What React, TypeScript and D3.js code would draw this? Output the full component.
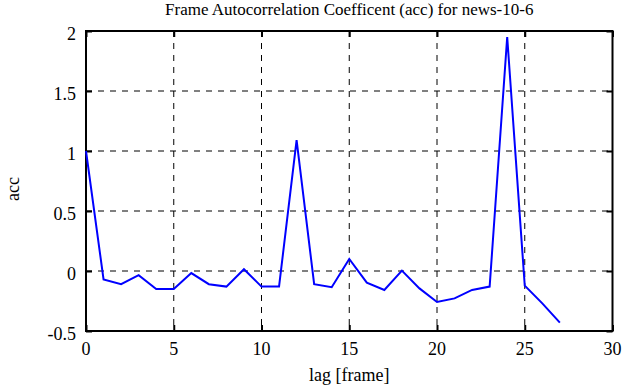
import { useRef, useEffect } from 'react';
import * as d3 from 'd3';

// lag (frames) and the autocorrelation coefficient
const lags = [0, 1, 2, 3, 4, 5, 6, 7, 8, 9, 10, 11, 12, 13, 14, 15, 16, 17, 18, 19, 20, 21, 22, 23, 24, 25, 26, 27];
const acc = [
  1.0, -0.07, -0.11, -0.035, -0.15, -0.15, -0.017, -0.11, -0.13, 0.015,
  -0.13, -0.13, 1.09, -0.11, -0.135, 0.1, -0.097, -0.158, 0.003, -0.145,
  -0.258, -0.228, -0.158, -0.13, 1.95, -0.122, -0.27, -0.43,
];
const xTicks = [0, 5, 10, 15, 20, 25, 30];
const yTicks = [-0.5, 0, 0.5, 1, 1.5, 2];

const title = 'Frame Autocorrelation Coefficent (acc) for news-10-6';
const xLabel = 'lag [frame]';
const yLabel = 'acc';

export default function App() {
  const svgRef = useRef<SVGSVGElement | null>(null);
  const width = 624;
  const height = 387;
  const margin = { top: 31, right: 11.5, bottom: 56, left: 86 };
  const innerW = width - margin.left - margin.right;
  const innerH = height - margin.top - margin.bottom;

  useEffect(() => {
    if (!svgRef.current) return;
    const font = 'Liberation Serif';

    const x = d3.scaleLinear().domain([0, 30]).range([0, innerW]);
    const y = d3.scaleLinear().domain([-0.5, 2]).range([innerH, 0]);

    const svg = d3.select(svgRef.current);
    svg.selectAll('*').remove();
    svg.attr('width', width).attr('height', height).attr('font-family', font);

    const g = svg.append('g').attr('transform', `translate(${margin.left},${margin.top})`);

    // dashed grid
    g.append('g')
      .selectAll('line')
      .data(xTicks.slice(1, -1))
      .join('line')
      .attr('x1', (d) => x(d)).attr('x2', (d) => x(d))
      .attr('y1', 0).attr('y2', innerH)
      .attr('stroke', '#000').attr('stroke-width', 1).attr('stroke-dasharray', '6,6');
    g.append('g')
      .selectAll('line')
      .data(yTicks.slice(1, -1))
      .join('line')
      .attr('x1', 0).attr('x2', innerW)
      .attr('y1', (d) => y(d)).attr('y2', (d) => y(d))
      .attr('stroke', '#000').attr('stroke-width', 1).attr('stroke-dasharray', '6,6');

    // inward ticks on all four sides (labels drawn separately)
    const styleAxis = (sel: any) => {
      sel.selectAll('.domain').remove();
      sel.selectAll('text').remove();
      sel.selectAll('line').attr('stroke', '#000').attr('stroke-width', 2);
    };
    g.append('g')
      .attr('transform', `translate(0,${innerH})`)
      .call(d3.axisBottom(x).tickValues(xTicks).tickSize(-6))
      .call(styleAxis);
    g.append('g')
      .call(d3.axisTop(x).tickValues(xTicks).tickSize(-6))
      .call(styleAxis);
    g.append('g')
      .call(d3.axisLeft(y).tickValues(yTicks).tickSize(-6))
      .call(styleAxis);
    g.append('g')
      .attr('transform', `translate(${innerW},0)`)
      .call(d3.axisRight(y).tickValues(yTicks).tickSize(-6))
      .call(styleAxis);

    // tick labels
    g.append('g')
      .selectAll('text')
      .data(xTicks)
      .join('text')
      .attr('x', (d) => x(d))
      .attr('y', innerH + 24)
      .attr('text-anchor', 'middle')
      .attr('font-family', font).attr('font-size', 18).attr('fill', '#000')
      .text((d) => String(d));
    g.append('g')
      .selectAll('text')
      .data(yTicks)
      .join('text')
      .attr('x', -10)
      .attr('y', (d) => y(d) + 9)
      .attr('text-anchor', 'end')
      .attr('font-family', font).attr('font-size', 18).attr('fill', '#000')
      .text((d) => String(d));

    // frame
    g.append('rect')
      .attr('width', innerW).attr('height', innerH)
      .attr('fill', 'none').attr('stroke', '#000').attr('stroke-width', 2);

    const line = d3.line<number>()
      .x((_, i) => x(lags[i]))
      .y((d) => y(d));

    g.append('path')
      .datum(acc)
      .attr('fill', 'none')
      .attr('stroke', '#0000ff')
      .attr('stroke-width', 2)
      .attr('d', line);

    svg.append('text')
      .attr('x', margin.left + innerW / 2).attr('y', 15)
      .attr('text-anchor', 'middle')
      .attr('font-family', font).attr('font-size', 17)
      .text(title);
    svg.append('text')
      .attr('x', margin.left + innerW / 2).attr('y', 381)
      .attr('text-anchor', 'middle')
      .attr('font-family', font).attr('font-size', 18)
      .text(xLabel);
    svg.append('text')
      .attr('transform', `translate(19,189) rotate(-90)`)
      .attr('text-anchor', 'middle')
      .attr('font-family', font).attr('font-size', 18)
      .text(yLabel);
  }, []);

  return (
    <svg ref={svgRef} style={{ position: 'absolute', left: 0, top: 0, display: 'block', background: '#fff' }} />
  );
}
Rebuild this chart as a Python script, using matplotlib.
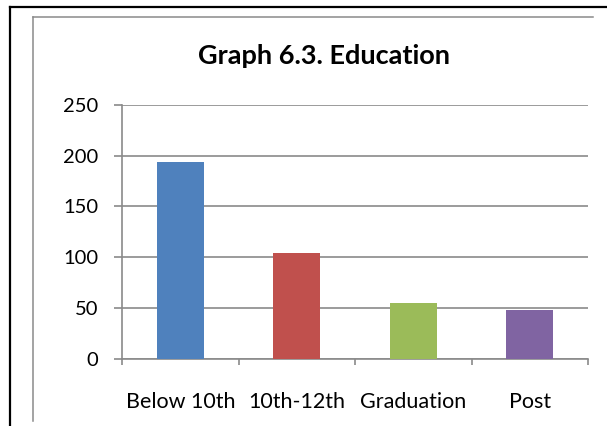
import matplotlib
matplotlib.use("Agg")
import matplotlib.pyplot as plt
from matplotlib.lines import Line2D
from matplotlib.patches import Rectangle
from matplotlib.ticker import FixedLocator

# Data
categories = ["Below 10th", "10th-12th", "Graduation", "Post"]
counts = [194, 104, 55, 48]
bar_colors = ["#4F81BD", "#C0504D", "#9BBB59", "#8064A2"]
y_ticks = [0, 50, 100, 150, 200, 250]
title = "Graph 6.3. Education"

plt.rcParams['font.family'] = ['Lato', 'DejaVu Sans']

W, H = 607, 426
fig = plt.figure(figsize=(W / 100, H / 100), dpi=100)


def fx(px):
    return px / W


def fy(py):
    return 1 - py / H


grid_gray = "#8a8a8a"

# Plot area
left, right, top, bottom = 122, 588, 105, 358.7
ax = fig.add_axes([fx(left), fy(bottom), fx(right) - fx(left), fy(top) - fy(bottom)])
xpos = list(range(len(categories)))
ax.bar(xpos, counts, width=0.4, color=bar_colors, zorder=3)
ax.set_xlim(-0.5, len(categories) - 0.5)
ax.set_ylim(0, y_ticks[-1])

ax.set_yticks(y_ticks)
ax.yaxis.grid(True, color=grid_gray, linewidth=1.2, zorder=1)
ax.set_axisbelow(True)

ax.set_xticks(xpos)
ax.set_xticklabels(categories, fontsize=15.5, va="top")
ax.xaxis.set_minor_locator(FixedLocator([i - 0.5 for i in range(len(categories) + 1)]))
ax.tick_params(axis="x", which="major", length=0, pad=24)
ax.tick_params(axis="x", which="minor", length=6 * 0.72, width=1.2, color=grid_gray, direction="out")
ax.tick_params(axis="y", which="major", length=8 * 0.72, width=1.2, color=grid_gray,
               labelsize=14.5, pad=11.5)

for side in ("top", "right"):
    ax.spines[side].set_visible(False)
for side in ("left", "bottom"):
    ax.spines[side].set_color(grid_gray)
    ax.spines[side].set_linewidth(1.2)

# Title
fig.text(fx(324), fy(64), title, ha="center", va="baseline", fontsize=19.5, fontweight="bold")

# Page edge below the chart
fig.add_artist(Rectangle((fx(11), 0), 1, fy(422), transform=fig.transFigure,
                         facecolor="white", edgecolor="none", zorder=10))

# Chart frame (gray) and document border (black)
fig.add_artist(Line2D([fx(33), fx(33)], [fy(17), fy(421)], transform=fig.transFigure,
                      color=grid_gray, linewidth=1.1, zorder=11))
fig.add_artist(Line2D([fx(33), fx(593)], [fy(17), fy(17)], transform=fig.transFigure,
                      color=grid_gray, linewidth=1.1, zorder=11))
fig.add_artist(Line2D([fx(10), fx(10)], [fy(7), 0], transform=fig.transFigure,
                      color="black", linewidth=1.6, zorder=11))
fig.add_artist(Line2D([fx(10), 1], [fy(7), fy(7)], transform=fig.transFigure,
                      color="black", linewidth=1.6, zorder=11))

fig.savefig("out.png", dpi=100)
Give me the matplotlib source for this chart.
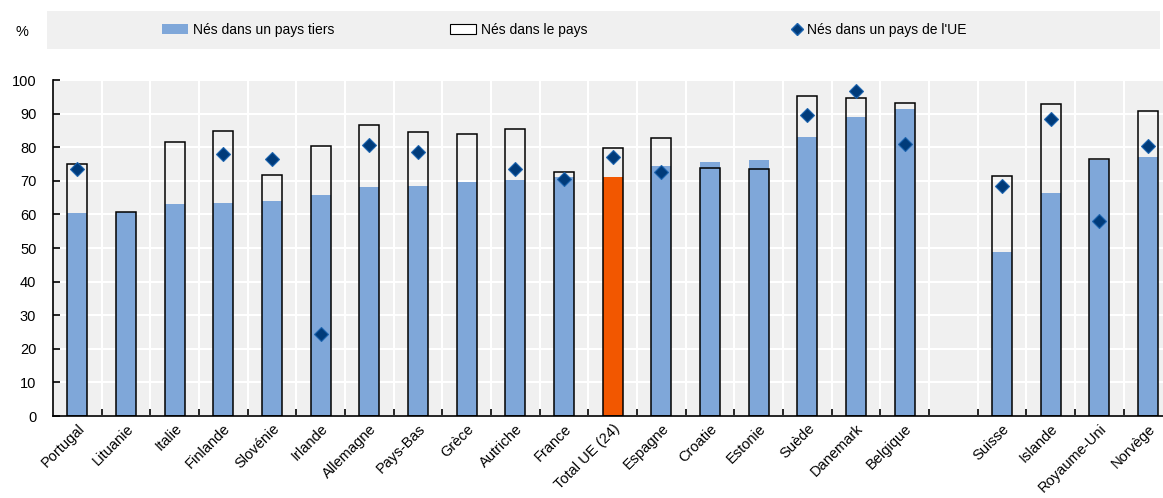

..............................

Without the pictures, copy the entries from their first line through the line containing "const yLabel = 'acc';", and only those lines.

Complete answer.
What React, TypeScript and D3.js code would draw this? Output the full component.
import { useRef, useEffect } from 'react';
import * as d3 from 'd3';

// lag (frames) and the autocorrelation coefficient
const lags = [0, 1, 2, 3, 4, 5, 6, 7, 8, 9, 10, 11, 12, 13, 14, 15, 16, 17, 18, 19, 20, 21, 22, 23, 24, 25, 26, 27];
const acc = [
  1.0, -0.07, -0.11, -0.035, -0.15, -0.15, -0.017, -0.11, -0.13, 0.015,
  -0.13, -0.13, 1.09, -0.11, -0.135, 0.1, -0.097, -0.158, 0.003, -0.145,
  -0.258, -0.228, -0.158, -0.13, 1.95, -0.122, -0.27, -0.43,
];
const xTicks = [0, 5, 10, 15, 20, 25, 30];
const yTicks = [-0.5, 0, 0.5, 1, 1.5, 2];

const title = 'Frame Autocorrelation Coefficent (acc) for news-10-6';
const xLabel = 'lag [frame]';
const yLabel = 'acc';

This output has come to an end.